Deconfinement in Yang-Mills theory through toroidal compactification with deformation
Dusan Simic, Mithat Unsal
TL;DR
The paper develops a calculable framework to study deconfinement in Yang-Mills theory by compactifying on ${\mathbb R}^2\times {\bf S}^1_L\times {\bf S}^1_\beta$ and implementing a double-trace deformation ${\Delta S}$ that preserves center symmetry. In the large-$N$ limit with fixed $L$, the deformed theory is thermodynamically equivalent to ordinary YM, while at finite $N$ and small $L$ it enters a semi-classical regime described by a two-dimensional theory with competing electric and magnetic perturbations, enabling analytic access to the confinement–deconfinement transition.
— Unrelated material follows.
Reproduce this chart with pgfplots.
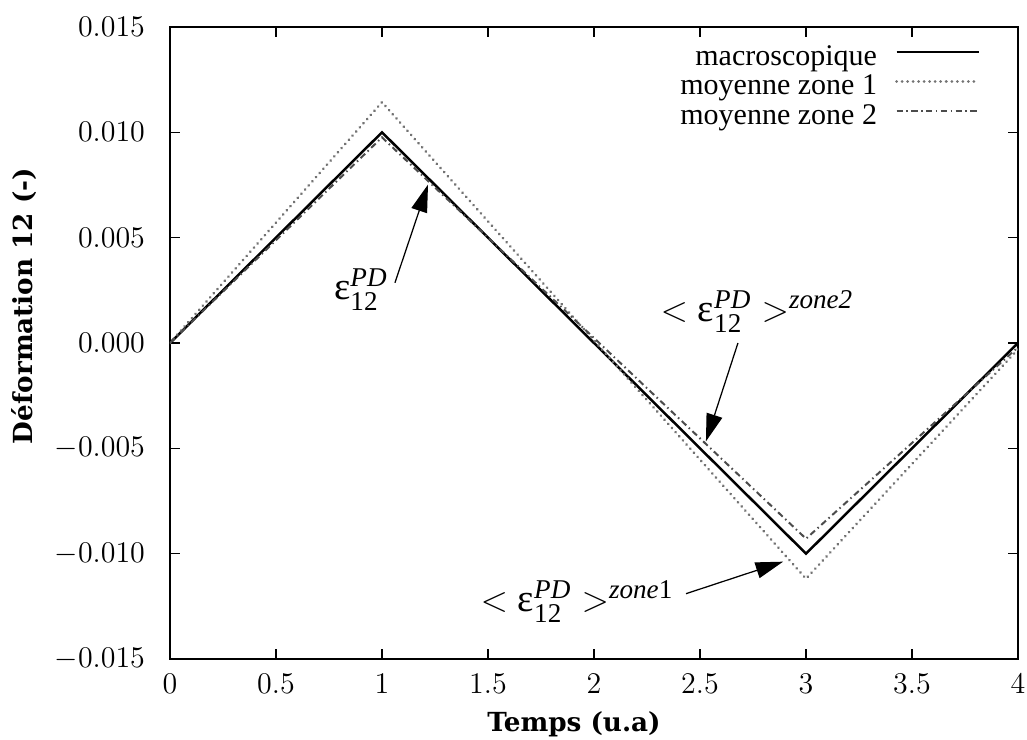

The transition is understood as a competition between electric and magnetic degrees of freedom, with a concrete estimate for the critical temperature and a mapping of the Polyakov loop onto a 2d order parameter; the results are connected to the Liao–Shuryak picture of the quark–gluon plasma. The framework yields qualitative and, in parts, quantitative insights that align with lattice results and offer avenues for extension to QCD-like theories and other gauge groups, including open problems such as fermion effects and universality classes at finite $N$.
Abstract
We introduce field theory techniques through which the deconfinement transition of four-dimensional Yang-Mills theory can be moved to a semi-classical domain where it becomes calculable using two-dimensional field theory. We achieve this through a double- trace deformation of toroidally compactified Yang-Mills theory on R2 \times S1_L \times S1_β. At large N, fixed-L, and arbitrary β, the thermodynamics of the deformed theory is equivalent to that of ordinary Yang-Mills theory at leading order in the large N expansion. At fixed-N, small L and a range of β, the deformed theory maps to a two-dimensional theory with electric and magnetic (order and disorder) perturbations, analogs of which appear in planar spin-systems and statistical physics. We show that in this regime the deconfinement transition is driven by the competition between electric and magnetic perturbations in this two-dimensional theory. This appears to support the scenario proposed by Liao and Shuryak regarding the magnetic component of the quark-gluon plasma at RHIC.